TP: I’ll tell you Vader, this wasn’t a big budget special effects summer blockbuster film…but the little bit of effects it did have were absolutely awesome! The brief scene of Birdman and the giant bird destroying the city easily stands with other summer film effects and although the story was great with superb acting, I could’t help wishing there were more Birdman scenes in the film…purely from an effects point of view.


AV: It was a stroke of genius to have Michael Keaton in the starring role of Birdman. For the obvious reasons of his status in Batman and Beetlejuice, but also because he is an amazing actor. His comedy typecasting and family-movie roles from the 1990’s may have shrouded his real acting chops from the majority of movie-goers but Keaton’s portrayal of the lost Riggan cuts to the core of Keaton’s iconic standing. In truth, this movie–if we’re lucky–is the beginning of a whole new take on where movies take audiences in the super-hero arena. 


TP: From the very beginning this film has you questioning what is real and what is not. Riggan (Keaton) starts the film off levitating in is dressing room and continues with small and private displays of telekinetic power. This was fantastic.… except if you really pay attention, there are a plethora of clues to suggest he really doesn’t have any power at all, except the power to see and experience things and events that are not there or going on. This makes the story that much more interesting as Riggan’s struggle for relevance and self actuation through the desire to put on a broadway play, is really a struggle with his ego and coming to terms with how he has been defined by Birdman. The demise of Riggan has led to many theories, specifically at what point did he actually pass (assuming you are of the opinion that he did, and really didn’t suddenly gain real powers) and I have yet to settle on what exactly I believe… giving this film even more value as it continues to tantalize long after the screen goes dark.

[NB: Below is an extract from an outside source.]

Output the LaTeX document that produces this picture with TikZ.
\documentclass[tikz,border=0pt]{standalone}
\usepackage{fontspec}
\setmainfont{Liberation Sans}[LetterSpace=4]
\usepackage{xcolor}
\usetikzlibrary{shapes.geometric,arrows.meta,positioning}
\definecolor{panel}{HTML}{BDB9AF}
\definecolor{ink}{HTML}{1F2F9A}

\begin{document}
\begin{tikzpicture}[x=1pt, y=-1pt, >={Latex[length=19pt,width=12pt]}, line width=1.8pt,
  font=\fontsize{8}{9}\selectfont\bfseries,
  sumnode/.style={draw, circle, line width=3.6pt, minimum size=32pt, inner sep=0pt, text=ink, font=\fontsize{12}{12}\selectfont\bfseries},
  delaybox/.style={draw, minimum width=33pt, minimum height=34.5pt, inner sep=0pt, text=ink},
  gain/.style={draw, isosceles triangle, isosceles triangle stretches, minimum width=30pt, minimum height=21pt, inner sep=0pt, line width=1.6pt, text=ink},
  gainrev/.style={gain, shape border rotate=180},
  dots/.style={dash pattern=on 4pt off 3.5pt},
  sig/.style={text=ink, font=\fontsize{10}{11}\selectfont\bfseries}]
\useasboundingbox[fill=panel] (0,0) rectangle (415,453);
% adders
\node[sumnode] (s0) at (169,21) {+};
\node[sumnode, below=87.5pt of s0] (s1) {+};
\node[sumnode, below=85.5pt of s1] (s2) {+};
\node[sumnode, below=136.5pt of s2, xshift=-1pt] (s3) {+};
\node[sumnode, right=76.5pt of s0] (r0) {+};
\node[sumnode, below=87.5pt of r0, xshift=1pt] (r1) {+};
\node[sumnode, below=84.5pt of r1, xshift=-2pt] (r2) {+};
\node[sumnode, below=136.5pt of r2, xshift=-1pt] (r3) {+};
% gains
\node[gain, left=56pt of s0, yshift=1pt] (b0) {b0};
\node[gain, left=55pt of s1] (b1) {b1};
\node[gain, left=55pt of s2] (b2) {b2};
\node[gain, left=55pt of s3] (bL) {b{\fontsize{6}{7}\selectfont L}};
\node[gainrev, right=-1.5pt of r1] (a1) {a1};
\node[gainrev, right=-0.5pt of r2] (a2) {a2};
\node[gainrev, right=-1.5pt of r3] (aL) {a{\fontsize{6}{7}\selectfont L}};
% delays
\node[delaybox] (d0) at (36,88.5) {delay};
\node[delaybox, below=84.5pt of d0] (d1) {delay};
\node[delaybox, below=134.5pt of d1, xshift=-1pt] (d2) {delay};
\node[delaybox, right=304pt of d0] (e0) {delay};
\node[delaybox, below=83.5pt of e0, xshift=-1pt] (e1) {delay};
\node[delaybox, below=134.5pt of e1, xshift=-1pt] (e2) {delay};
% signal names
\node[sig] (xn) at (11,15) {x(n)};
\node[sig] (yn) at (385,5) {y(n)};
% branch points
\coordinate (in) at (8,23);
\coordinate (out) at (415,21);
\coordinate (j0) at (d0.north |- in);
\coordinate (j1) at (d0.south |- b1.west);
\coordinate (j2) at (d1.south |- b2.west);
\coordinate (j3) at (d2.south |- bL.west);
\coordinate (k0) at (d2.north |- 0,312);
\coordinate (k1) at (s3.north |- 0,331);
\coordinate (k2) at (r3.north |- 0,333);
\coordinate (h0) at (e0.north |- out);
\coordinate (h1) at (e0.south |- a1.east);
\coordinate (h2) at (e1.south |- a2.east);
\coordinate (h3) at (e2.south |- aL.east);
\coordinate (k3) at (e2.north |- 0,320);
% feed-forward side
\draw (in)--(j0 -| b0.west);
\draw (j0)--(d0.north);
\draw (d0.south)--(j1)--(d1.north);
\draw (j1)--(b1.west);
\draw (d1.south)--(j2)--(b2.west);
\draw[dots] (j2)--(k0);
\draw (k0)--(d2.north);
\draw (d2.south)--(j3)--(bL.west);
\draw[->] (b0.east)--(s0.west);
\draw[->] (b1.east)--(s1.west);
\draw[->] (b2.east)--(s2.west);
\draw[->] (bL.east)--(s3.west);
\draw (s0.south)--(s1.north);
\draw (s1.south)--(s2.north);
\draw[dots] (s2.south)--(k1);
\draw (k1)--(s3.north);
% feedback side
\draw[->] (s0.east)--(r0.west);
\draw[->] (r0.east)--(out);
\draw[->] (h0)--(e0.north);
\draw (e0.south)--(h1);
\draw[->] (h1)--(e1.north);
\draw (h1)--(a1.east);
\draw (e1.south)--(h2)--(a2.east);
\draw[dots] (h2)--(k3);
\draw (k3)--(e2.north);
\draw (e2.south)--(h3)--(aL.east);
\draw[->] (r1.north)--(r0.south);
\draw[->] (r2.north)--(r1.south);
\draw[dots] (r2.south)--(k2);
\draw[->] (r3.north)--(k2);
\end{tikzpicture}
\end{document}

AV: To put it bluntly, this movie would be destroyed by a sequel though I for one do hope it is the beginning of a deeper exploration of the super-hero genre as a serious, viable realm of more serious super storytelling. Kick Ass, Watchmen and Sin City have all been (solidly successful) franchises that go there–with an honorable mention to Chronicle. We can have stories of super powered people that aren’t simply re-visited comic book content but tales that offer fresh new perspective on the modern vision of the hero’s journey. 

TP: I can’t see a sequel to this film… simply because the film doesn’t really leave any room to continue the story, just loads of room to ponder what was already given.


ARTH VADER rates Birdman: A surprisingly charming film with a spot-on cast that would make any geek proud, Birdman will delight every movie goer. With some of the best original cinematography I’ve seen since District 9, this movie is an instant favorite of yours truly as it shares a very human perspective on the effects of stardom, fame, the fallibility of man and the road to redemption, no matter how awkward or unorthodox that everyone of us can relate to. Gripping, gritty and unpretentious, Birdman with delight anyone with half a brain and full love of experiencing the human condition. For that, Birdman hatches a solid nine (9) Busted Blocks and I cross my fingers at the hopes of more films like this in the near future.

THE PONTIFICATOR rates Birdman: A great film with superb acting and plenty of material to have you discussing it into the wee hours of the night, this film is profound as it is entertaining and delivers seven (7) feathery delusional blocks to take us soaring.